At last, NASA's scientists have solved the mystery behind the rock that materialised out of nowhere right in front of the Mars Curiosity rover–the infamous doughnut rock–that surprised everyone at mission control.
The mystery prompted NASA Mars Exploration Rover lead scientist Steve Squyres to exclaim "wait a second, that wasn't there before, it can't be right. Oh my god! It wasn't there before!"
One day it wasn't there and four days later it magically appeared right in front of the rover's cameras. The event fired up speculation all over the internet, with the usual conspiracy theorists claiming it was aliens and one even suing the US Federal Government demanding for resources to be devoted to this rock.

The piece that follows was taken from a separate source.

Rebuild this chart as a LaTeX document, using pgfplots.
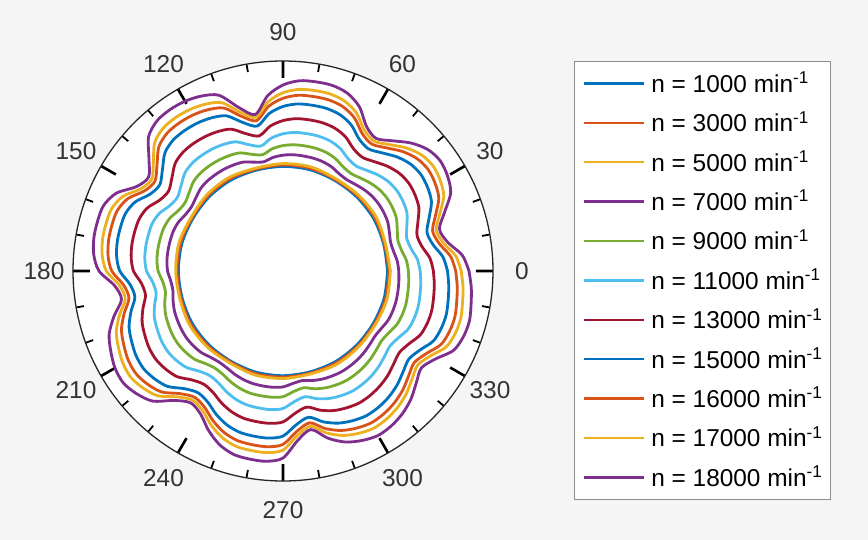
\documentclass[border=0pt]{standalone}
\usepackage{pgfplots}
\pgfplotsset{compat=1.18}
\usepackage{pgfplotstable}
\usepgfplotslibrary{polar}
\usepackage{fontspec}
\setmainfont{Liberation Sans}

\definecolor{c1}{rgb}{0,0.447,0.741}
\definecolor{c2}{rgb}{0.85,0.325,0.098}
\definecolor{c3}{rgb}{0.929,0.694,0.125}
\definecolor{c4}{rgb}{0.494,0.184,0.556}
\definecolor{c5}{rgb}{0.466,0.674,0.188}
\definecolor{c6}{rgb}{0.301,0.745,0.933}
\definecolor{c7}{rgb}{0.635,0.078,0.184}

% radius (arbitrary units, outer circle = 210) versus angle in degrees
\pgfplotstableread{
angle s18 s17 s16 s15 s13 s11 s9 s7
0 186 178.2 172.7 164.5 150.4 137.2 125.4 115.8
5 180 173.3 168.2 160.6 147.5 134.9 123.8 114.7
10 167 162.7 158.6 152.3 141.1 129.9 120.3 112.3
15 162 158.6 154.9 149.1 138.7 128.0 118.9 111.4
20 172 166.8 162.3 155.5 143.6 131.8 121.6 113.2
25 185 177.4 171.9 163.8 149.9 136.8 125.1 115.6
30 190 181.5 175.6 167.0 152.4 138.7 126.5 116.5
35 192 183.2 177.1 168.3 153.4 139.4 127.0 116.8
40 189 180.7 174.9 166.4 151.9 138.3 126.2 116.3
45 181 174.1 169.0 161.3 148.0 135.3 124.0 114.9
50 170 165.1 160.8 154.2 142.6 131.1 121.1 112.9
55 162 158.6 154.9 149.1 138.7 128.0 118.9 111.4
60 167 162.7 158.6 152.3 141.1 129.9 120.3 112.3
65 181 174.1 169.0 161.3 148.0 135.3 124.0 114.9
70 189 180.7 174.9 166.4 151.9 138.3 126.2 116.3
75 192 183.2 177.1 168.3 153.4 139.4 127.0 116.8
80 192 183.2 177.1 168.3 153.4 139.4 127.0 116.8
85 191 182.3 176.4 167.7 152.9 139.1 126.7 116.7
90 186 178.2 172.7 164.5 150.4 137.2 125.4 115.8
95 176 170.0 165.3 158.1 145.5 133.4 122.7 114.0
100 159 156.1 152.7 147.2 137.2 126.9 118.1 110.9
105 169 164.3 160.1 153.6 142.1 130.7 120.8 112.7
110 187 179.1 173.4 165.1 150.9 137.5 125.7 115.9
115 193 184.0 177.9 169.0 153.9 139.8 127.3 117.0
120 196 186.4 180.1 170.9 155.3 141.0 128.1 117.6
125 197 187.3 180.8 171.5 155.8 141.3 128.4 117.7
130 196 186.4 180.1 170.9 155.3 141.0 128.1 117.6
135 190 181.5 175.6 167.0 152.4 138.7 126.5 116.5
140 175 169.2 164.5 157.4 145.0 133.0 122.4 113.8
145 164 160.2 156.4 150.4 139.6 128.8 119.4 111.8
150 169 164.3 160.1 153.6 142.1 130.7 120.8 112.7
155 184 176.6 171.2 163.2 149.5 136.4 124.9 115.4
160 191 182.3 176.4 167.7 152.9 139.1 126.7 116.7
165 192 183.2 177.1 168.3 153.4 139.4 127.0 116.8
170 192 183.2 177.1 168.3 153.4 139.4 127.0 116.8
175 190 181.5 175.6 167.0 152.4 138.7 126.5 116.5
180 184 176.6 171.2 163.2 149.5 136.4 124.9 115.4
185 169 164.3 160.1 153.6 142.1 130.7 120.8 112.7
190 164 160.2 156.4 150.4 139.6 128.8 119.4 111.8
195 175 169.2 164.5 157.4 145.0 133.0 122.4 113.8
200 185 177.4 171.9 163.8 149.9 136.8 125.1 115.6
205 190 181.5 175.6 167.0 152.4 138.7 126.5 116.5
210 194 184.8 178.6 169.6 154.4 140.2 127.6 117.2
215 195 185.6 179.3 170.2 154.8 140.6 127.8 117.4
220 191 182.3 176.4 167.7 152.9 139.1 126.7 116.7
225 184 176.6 171.2 163.2 149.5 136.4 124.9 115.4
230 169 164.3 160.1 153.6 142.1 130.7 120.8 112.7
235 161 157.7 154.2 148.5 138.2 127.7 118.6 111.3
240 165 161.0 157.1 151.0 140.1 129.2 119.7 112.0
245 176 170.0 165.3 158.1 145.5 133.4 122.7 114.0
250 185 177.4 171.9 163.8 149.9 136.8 125.1 115.6
255 190 181.5 175.6 167.0 152.4 138.7 126.5 116.5
260 191 182.3 176.4 167.7 152.9 139.1 126.7 116.7
265 191 182.3 176.4 167.7 152.9 139.1 126.7 116.7
270 187 179.1 173.4 165.1 150.9 137.5 125.7 115.9
275 170 165.1 160.8 154.2 142.6 131.1 121.1 112.9
280 161 157.7 154.2 148.5 138.2 127.7 118.6 111.3
285 173 167.6 163.1 156.2 144.1 132.2 121.9 113.4
290 182 175.0 169.7 161.9 148.5 135.6 124.3 115.0
295 187 179.1 173.4 165.1 150.9 137.5 125.7 115.9
300 190 181.5 175.6 167.0 152.4 138.7 126.5 116.5
305 189 180.7 174.9 166.4 151.9 138.3 126.2 116.3
310 186 178.2 172.7 164.5 150.4 137.2 125.4 115.8
315 181 174.1 169.0 161.3 148.0 135.3 124.0 114.9
320 174 168.4 163.8 156.8 144.5 132.6 122.1 113.6
325 169 164.3 160.1 153.6 142.1 130.7 120.8 112.7
330 176 170.0 165.3 158.1 145.5 133.4 122.7 114.0
335 188 179.9 174.2 165.8 151.4 137.9 125.9 116.1
340 192 183.2 177.1 168.3 153.4 139.4 127.0 116.8
345 193 184.0 177.9 169.0 153.9 139.8 127.3 117.0
350 191 182.3 176.4 167.7 152.9 139.1 126.7 116.7
355 189 180.7 174.9 166.4 151.9 138.3 126.2 116.3
360 186 178.2 172.7 164.5 150.4 137.2 125.4 115.8
}\outerdata

\pgfplotstableread{
angle s5 s3 s1
0 107.4 106.1 104.6
15 106.0 105.1 104.2
30 107.7 106.2 104.7
45 107.1 105.9 104.5
60 106.3 105.3 104.3
75 107.8 106.3 104.8
90 107.4 106.1 104.6
105 106.4 105.4 104.3
120 108.0 106.5 104.8
135 107.7 106.2 104.7
150 106.4 105.4 104.3
165 107.8 106.3 104.8
180 107.3 106.0 104.6
195 106.8 105.6 104.4
210 107.9 106.4 104.8
225 107.3 106.0 104.6
240 106.2 105.2 104.2
255 107.7 106.2 104.7
270 107.5 106.1 104.7
285 106.6 105.6 104.4
300 107.7 106.2 104.7
315 107.1 105.9 104.5
330 106.8 105.7 104.4
345 107.8 106.4 104.8
360 107.4 106.1 104.6
}\innerdata

\begin{document}
\begin{tikzpicture}
\fill[black!4] (-141.5pt,135.5pt) rectangle (292.5pt,-134.5pt);
\begin{polaraxis}[
  at={(0,0)}, anchor=center,
  width=210pt, height=210pt, scale only axis,
  ymin=0, ymax=210, ytick=\empty,
  xtick={0,30,...,330},
  minor xtick={0,10,...,350},
  xmajorgrids=false, xminorgrids=false, ymajorgrids=false, yminorgrids=false,
  y axis line style={draw=none},
  tick align=outside,
  major tick length=8.5pt, minor tick length=4pt,
  every major tick/.append style={line width=1.3pt, black},
  every minor tick/.append style={line width=0.9pt, black},
  axis line style={line width=0.65pt, black!85},
  axis background/.style={fill=white},
  /pgf/number format/assume math mode=true,
  xticklabel style={font=\fontsize{12.2}{14}\selectfont, text=black!80,
    anchor=center, shift={(\tick:23pt)}},
  legend style={at={(1.193,1.001)}, anchor=north west, draw=black!45,
    line width=0.6pt, fill=white, font=\fontsize{12.2}{14}\selectfont,
    inner xsep=3.85pt, inner ysep=6.6pt, row sep=10.7pt, column sep=3.3pt,
    nodes={inner sep=0pt, text height=9pt, text depth=0pt}},
  legend cell align=left,
  legend image code/.code={\draw[#1, line width=1.2pt] (0pt,0pt) -- (30pt,0pt);},
]
\addplot[c1, line width=1.4pt, no markers, smooth] table[x=angle, y=s1] {\innerdata};
\addlegendentry{n = 1000 min\textsuperscript{-1}}
\addplot[c2, line width=1.4pt, no markers, smooth] table[x=angle, y=s3] {\innerdata};
\addlegendentry{n = 3000 min\textsuperscript{-1}}
\addplot[c3, line width=1.4pt, no markers, smooth] table[x=angle, y=s5] {\innerdata};
\addlegendentry{n = 5000 min\textsuperscript{-1}}
\addplot[c4, line width=1.4pt, no markers, smooth] table[x=angle, y=s7] {\outerdata};
\addlegendentry{n = 7000 min\textsuperscript{-1}}
\addplot[c5, line width=1.4pt, no markers, smooth] table[x=angle, y=s9] {\outerdata};
\addlegendentry{n = 9000 min\textsuperscript{-1}}
\addplot[c6, line width=1.4pt, no markers, smooth] table[x=angle, y=s11] {\outerdata};
\addlegendentry{n = 11000 min\textsuperscript{-1}}
\addplot[c7, line width=1.4pt, no markers, smooth] table[x=angle, y=s13] {\outerdata};
\addlegendentry{n = 13000 min\textsuperscript{-1}}
\addplot[c1, line width=1.4pt, no markers, smooth] table[x=angle, y=s15] {\outerdata};
\addlegendentry{n = 15000 min\textsuperscript{-1}}
\addplot[c2, line width=1.4pt, no markers, smooth] table[x=angle, y=s16] {\outerdata};
\addlegendentry{n = 16000 min\textsuperscript{-1}}
\addplot[c3, line width=1.4pt, no markers, smooth] table[x=angle, y=s17] {\outerdata};
\addlegendentry{n = 17000 min\textsuperscript{-1}}
\addplot[c4, line width=1.4pt, no markers, smooth] table[x=angle, y=s18] {\outerdata};
\addlegendentry{n = 18000 min\textsuperscript{-1}}
\end{polaraxis}
\end{tikzpicture}
\end{document}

Now Squyres and his team claim that the rock mystery has been solved at last:
Researchers have determined the now-infamous Martian rock resembling a doughnut, dubbed Pinnacle Island, is a piece of a larger rock broken and moved by the wheel of NASA's Mars Exploration Rover Opportunity in early January.
Only about 1.5 inches wide (4 centimetres), the white-rimmed, red-centred rock caused a stir last month when it appeared in an image the rover took Jan. 8 at a location where it was not present four days earlier.
According to Opportunity Deputy Principal Investigator Ray Arvidson of Washington University in St. Louis, "once we moved Opportunity a short distance, after inspecting Pinnacle Island, we could see directly uphill an overturned rock that has the same unusual appearance. We drove over it. We can see the track. That's where Pinnacle Island came from."